* **PROBLEM TO WORK ON**
Take every line from the listing below that contains "this".

══════════

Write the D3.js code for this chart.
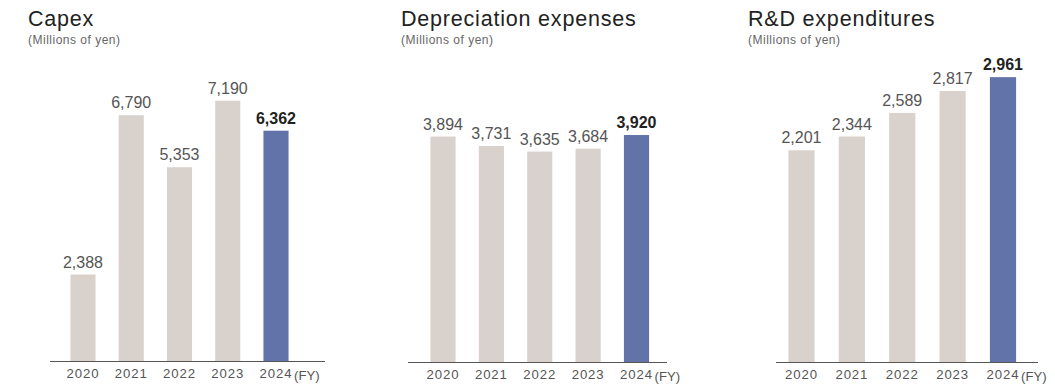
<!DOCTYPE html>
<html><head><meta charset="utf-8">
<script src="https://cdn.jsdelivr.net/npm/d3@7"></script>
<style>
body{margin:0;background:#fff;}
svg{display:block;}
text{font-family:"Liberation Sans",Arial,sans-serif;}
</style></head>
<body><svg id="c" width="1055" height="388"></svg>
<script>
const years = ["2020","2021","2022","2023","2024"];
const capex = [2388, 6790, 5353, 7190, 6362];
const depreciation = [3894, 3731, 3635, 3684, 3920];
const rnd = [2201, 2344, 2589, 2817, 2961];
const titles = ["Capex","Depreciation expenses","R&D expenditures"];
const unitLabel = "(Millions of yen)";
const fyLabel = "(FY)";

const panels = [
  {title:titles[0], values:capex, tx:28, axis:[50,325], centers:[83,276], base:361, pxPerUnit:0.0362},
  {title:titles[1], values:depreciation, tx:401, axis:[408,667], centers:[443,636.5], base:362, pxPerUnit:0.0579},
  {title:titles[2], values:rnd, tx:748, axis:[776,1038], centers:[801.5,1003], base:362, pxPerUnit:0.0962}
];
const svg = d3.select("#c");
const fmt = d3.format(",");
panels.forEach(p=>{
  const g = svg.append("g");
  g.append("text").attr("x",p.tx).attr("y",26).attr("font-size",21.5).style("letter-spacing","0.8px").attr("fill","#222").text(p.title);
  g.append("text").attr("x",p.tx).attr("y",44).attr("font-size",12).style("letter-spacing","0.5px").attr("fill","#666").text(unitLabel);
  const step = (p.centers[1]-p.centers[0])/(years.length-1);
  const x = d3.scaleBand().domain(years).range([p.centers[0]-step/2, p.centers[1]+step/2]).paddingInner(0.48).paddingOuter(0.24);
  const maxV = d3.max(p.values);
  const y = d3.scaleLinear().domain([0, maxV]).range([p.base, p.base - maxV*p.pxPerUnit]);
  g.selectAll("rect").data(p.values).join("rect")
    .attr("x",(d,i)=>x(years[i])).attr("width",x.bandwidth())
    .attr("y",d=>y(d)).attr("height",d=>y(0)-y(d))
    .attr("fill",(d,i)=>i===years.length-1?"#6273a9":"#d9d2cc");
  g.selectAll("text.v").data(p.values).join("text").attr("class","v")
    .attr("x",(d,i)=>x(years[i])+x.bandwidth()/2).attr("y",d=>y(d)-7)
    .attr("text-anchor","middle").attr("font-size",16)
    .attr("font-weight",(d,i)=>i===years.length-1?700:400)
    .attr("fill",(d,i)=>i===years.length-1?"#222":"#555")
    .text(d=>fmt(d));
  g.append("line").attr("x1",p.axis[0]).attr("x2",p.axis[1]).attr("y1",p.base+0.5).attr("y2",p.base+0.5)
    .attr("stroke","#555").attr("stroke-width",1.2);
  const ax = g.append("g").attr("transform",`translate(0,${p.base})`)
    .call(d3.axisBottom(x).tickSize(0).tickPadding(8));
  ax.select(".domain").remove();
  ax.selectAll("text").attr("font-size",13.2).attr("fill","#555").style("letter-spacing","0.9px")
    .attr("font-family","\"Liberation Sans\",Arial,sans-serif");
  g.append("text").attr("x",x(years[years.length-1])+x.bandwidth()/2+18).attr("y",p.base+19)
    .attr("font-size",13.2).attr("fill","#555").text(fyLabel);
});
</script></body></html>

══════════

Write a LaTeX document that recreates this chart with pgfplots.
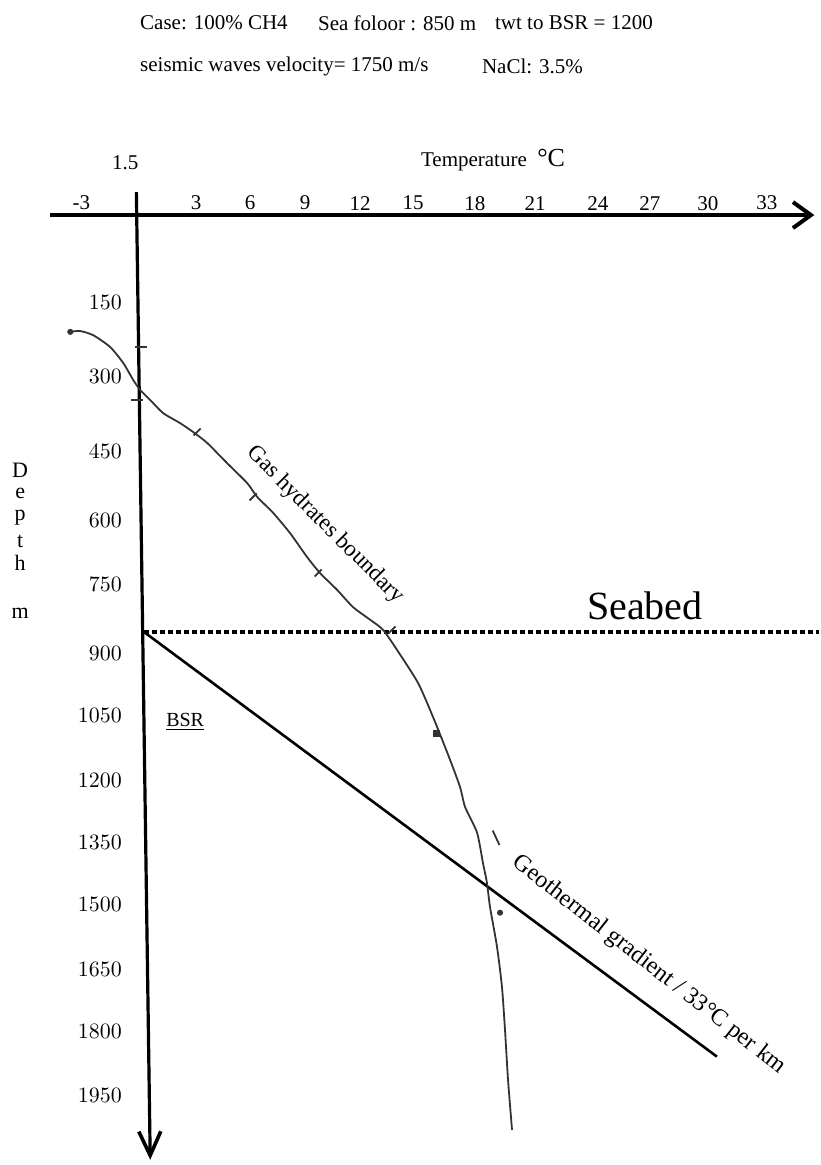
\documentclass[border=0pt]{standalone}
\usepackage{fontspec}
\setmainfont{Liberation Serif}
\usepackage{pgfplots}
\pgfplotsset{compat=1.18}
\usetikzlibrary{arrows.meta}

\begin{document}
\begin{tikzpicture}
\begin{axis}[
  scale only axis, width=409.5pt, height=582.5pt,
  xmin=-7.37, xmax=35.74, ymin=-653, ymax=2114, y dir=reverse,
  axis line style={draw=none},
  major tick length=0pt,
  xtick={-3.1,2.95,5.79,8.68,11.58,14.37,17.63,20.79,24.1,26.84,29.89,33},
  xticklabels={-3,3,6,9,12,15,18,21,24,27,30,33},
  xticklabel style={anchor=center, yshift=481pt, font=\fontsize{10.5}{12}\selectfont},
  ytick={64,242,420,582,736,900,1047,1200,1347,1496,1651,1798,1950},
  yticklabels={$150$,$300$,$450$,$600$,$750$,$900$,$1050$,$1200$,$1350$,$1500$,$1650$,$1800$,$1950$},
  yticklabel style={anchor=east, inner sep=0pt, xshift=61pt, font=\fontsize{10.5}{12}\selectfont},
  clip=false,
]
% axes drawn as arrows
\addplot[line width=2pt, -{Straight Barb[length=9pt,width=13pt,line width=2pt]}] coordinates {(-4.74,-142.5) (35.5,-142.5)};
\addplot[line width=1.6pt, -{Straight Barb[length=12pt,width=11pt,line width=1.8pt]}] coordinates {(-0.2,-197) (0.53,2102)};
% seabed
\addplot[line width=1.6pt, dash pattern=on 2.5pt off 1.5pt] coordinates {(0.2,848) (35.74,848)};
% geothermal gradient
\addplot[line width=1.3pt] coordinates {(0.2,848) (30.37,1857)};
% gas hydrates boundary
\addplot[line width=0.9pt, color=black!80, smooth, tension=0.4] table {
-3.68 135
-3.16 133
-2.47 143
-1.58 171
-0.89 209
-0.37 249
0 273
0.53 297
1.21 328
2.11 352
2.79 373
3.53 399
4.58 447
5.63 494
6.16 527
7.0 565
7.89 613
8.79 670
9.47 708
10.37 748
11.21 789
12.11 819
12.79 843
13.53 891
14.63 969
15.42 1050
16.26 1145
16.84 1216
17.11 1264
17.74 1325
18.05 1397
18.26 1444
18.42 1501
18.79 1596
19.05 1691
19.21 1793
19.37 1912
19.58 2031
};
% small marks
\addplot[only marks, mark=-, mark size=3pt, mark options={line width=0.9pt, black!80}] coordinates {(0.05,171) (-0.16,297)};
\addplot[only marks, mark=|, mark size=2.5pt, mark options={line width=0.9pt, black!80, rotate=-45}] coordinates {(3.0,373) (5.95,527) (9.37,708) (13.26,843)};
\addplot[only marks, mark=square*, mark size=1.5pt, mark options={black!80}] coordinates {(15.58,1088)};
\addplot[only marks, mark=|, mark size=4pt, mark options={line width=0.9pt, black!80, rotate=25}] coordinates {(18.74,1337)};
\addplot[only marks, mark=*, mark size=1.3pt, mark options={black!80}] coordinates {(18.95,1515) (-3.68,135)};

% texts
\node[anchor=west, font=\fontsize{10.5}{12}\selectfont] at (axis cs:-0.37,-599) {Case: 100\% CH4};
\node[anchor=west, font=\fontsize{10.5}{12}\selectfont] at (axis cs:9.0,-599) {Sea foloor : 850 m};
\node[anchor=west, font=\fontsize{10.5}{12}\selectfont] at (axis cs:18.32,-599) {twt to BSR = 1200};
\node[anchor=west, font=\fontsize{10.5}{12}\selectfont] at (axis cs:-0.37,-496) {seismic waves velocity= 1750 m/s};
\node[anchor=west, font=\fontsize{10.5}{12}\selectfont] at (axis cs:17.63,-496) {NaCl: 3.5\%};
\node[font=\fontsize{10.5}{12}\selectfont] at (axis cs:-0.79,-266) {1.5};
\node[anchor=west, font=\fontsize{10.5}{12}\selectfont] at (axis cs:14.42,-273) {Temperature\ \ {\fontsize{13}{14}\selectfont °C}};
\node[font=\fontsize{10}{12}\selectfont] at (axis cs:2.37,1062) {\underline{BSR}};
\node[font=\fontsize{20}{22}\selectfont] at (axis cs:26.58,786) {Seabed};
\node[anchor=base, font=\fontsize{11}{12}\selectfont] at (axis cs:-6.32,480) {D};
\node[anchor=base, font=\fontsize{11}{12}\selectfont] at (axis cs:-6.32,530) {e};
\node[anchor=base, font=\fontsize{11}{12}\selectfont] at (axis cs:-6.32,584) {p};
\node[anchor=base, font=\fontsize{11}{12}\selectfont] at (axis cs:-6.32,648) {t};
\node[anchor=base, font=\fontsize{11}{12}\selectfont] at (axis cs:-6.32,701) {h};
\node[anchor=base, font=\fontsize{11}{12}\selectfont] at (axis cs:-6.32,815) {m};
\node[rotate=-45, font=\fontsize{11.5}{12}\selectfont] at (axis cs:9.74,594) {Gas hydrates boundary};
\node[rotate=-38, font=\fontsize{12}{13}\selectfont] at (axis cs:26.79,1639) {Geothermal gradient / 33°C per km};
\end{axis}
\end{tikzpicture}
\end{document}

══════════

* **RESULT OF THE TASK**
Write the D3.js code for this chart.
Write a LaTeX document that recreates this chart with pgfplots.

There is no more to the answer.